It’s no secret that nurses are in high demand. More than many other professionals, nurses can enjoy mobility, moving to new places and finding jobs without a significant struggle. Nonetheless, some nurses get burned out of clinical practice or want more flexibility than clinical nursing affords. Nurses who become parents, for instance, often find shift work difficult and become interested in other ways that they can apply their nursing education and experience.
If you are a nurse and want to use your nursing skills to do something other than provide in-person clinical care, here are some options for you to consider.
- Case Management.
Case management can be a satisfying way for nurses to apply their skills, continue to collaborate with healthcare professionals, and enjoy the flexibility of remote work. If you are to work in case management, you will aim to help improve patient outcomes by coordinating aspects of patients’ clinical care, healthcare coverage, and employment. Much of the work involves being on the phone or on the computer so can largely be done from anywhere and on a flexible schedule.

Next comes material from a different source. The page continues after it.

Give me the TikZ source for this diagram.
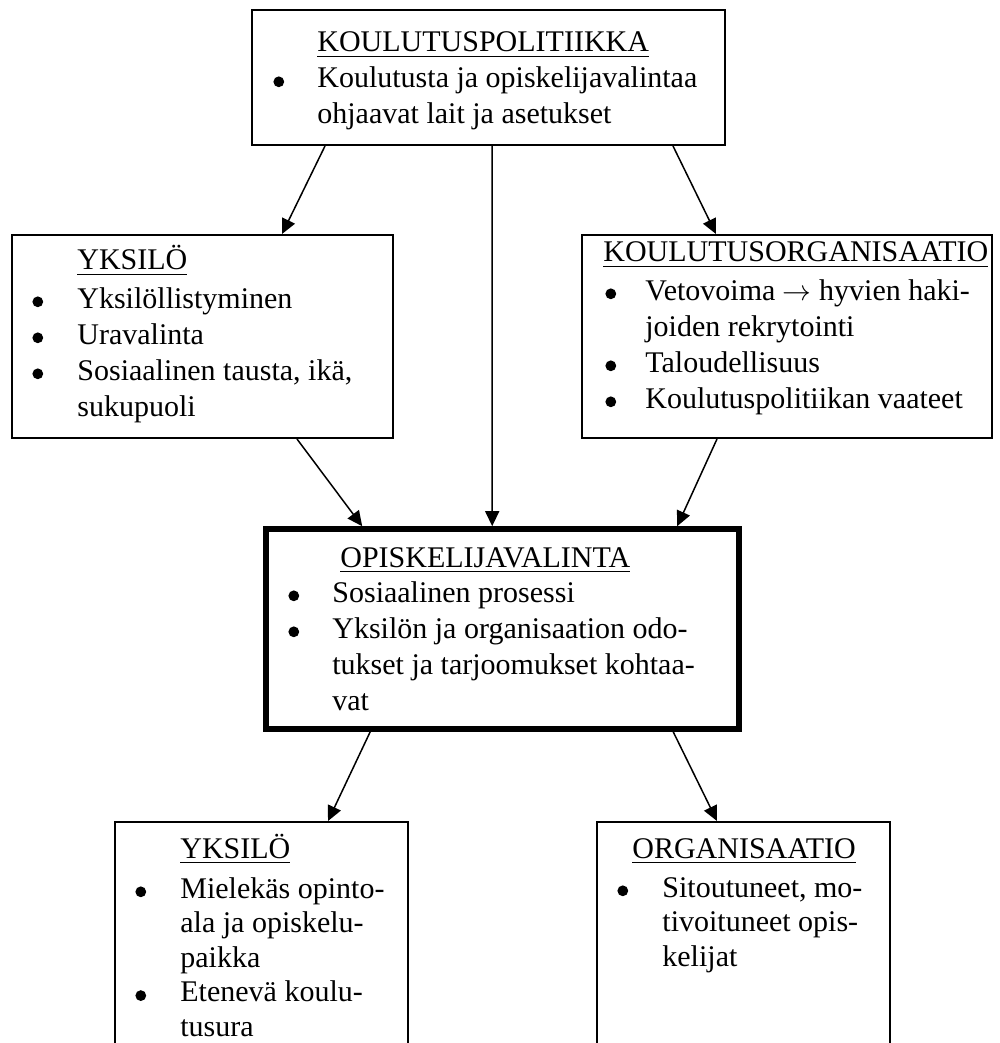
\documentclass[tikz,border=0pt]{standalone}
\usepackage{fontspec}
\setmainfont{Liberation Serif}
\usetikzlibrary{arrows.meta,calc}
\newsavebox\hdrbox
\newcommand{\hdr}[1]{\sbox\hdrbox{#1}\rlap{\rule[-2.6pt]{\wd\hdrbox}{0.8pt}}\usebox\hdrbox}
\newcommand{\bul}{\tikz[baseline=0pt]\fill[black] (2.7pt,3.1pt) circle[radius=2.7pt];}
\begin{document}
\begin{tikzpicture}[x=0.5pt,y=-0.5pt,
  box/.style={draw,line width=1pt,rectangle,inner sep=0pt},
  thickbox/.style={draw,line width=2.8pt,rectangle,inner sep=0pt},
  txt/.style={anchor=base west,inner sep=0pt,font=\fontsize{15}{18}\selectfont},
  txtb/.style={anchor=base west,inner sep=0pt,font=\fontsize{15}{17.3}\selectfont},
  arr/.style={-{Triangle[length=7.5pt,width=7pt]},line width=0.75pt}]
\clip (0,0) rectangle (1000,1043);
% boxes
\node[box,minimum width=236.5pt,minimum height=67.5pt] (top) at (488.5,77.5) {};
\node[box,minimum width=190.5pt,minimum height=101.5pt] (left) at (202.5,336.5) {};
\node[box,minimum width=205pt,minimum height=101.5pt] (right) at (787,336.5) {};
\node[thickbox,minimum width=236.5pt,minimum height=100pt] (mid) at (502.5,629) {};
\node[box,minimum width=146.5pt,minimum height=129pt] (bl) at (261.5,951) {};
\node[box,minimum width=146.5pt,minimum height=129pt] (br) at (743.5,951) {};
% texts
\node[txt] (tophdr) at (317,52) {\hdr{KOULUTUSPOLITIIKKA}};
\node[txt] (toptxt) at (273,88) {\begin{tabular}[t]{@{}p{22pt}@{}l@{}}
  \bul & Koulutusta ja opiskelijavalintaa\\
  & ohjaavat lait ja asetukset\end{tabular}};
\node[txt] (lefthdr) at (77,270) {\hdr{YKSILÖ}};
\node[txt] (lefttxt) at (32,308) {\begin{tabular}[t]{@{}p{22.5pt}@{}l@{}}
  \bul & Yksilöllistyminen\\
  \bul & Uravalinta\\
  \bul & Sosiaalinen tausta, ikä,\\
  & sukupuoli\end{tabular}};
\node[txt] (righthdr) at (603,262) {\hdr{KOULUTUSORGANISAATIO}};
\node[txt] (righttxt) at (605,300) {\begin{tabular}[t]{@{}p{20pt}@{}l@{}}
  \bul & Vetovoima $\rightarrow$ hyvien haki-\\
  & joiden rekrytointi\\
  \bul & Taloudellisuus\\
  \bul & Koulutuspolitiikan vaateet\end{tabular}};
\node[txt] (midhdr) at (340,567) {\hdr{OPISKELIJAVALINTA}};
\node[txt] (midtxt) at (288,602) {\begin{tabular}[t]{@{}p{22pt}@{}l@{}}
  \bul & Sosiaalinen prosessi\\
  \bul & Yksilön ja organisaation odo-\\
  & tukset ja tarjoomukset kohtaa-\\
  & vat\end{tabular}};
\node[txt] (blhdr) at (180,858) {\hdr{YKSILÖ}};
\node[txtb] (bltxt) at (135,898) {\begin{tabular}[t]{@{}p{22.5pt}@{}l@{}}
  \bul & Mielekäs opinto-\\
  & ala ja opiskelu-\\
  & paikka\\
  \bul & Etenevä koulu-\\
  & tusura\end{tabular}};
\node[txt] (brhdr) at (632,858) {\hdr{ORGANISAATIO}};
\node[txtb] (brtxt) at (617,897) {\begin{tabular}[t]{@{}p{22.5pt}@{}l@{}}
  \bul & Sitoutuneet, mo-\\
  & tivoituneet opis-\\
  & kelijat\end{tabular}};
% connectors
\draw[arr] ($(top.south west)+(74,0)$) -- ($(left.north west)+(271,0)$);
\draw[arr] ($(top.south west)+(241,0)$) -- ($(mid.north west)+(229,0)$);
\draw[arr] ($(top.south west)+(422,0)$) -- ($(right.north west)+(135,0)$);
\draw[arr] ($(left.south west)+(286,0)$) -- ($(mid.north west)+(99,0)$);
\draw[arr] ($(right.south west)+(136,0)$) -- ($(mid.north west)+(414,0)$);
\draw[arr] ($(mid.south west)+(107,0)$) -- ($(bl.north west)+(214,0)$);
\draw[arr] ($(mid.south west)+(410,0)$) -- ($(br.north west)+(121,0)$);
\end{tikzpicture}
\end{document}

There is no shortage of need for medical writers to help develop nursing curricula, tests, patient-focused content, and other written collateral. Nursing experience can help position people to succeed in these roles, which tend to be highly flexible. As a writer, you can also work as a freelancer, with no specific overall salary cap, enabling you to work as much or as little as you want and to earn more or less based on your professional goals and preferences.
- Telephone Jobs.
Nurses are needed for different types of telephone roles. Call center nurses and telephone triage nurses, for instance, are in high demand. The former role is more administrative in nature, which may appeal to certain nurses, though it is also associated with less pay than triage. Unlike call center nurses, triage nurses provide medical advice. Triage nurses arguably put their healthcare experience to work more directly, evaluating information they receive from patients and making decisions about the best course of action for those patients. In triage roles, nurses also help to ease the burden on physicians and often continue to collaborate with healthcare providers.
Insurance companies value nurses’ ability to evaluate claims to help determine whether specific procedures are covered and what the appropriate payment amount for claims should be. Roles with insurance companies often pay more than nursing positions and usually involve more flexibility than the shift work that nurses are used to.
Takeaway: There are a variety of reasons that as a nurse, you may wish to move on from clinical care. If that’s the case, there are several other job opportunities that provide the ability to leverage the education and experience you already have under your belt. If you first consider why you really want to leave clinical care, it may be easier to determine which new opportunity is the best fit for you. For example, are you more interested in a flexible schedule or higher pay? Taking the time to clarify your goals for your new role can make it easier to ensure you’re happy with where you land next.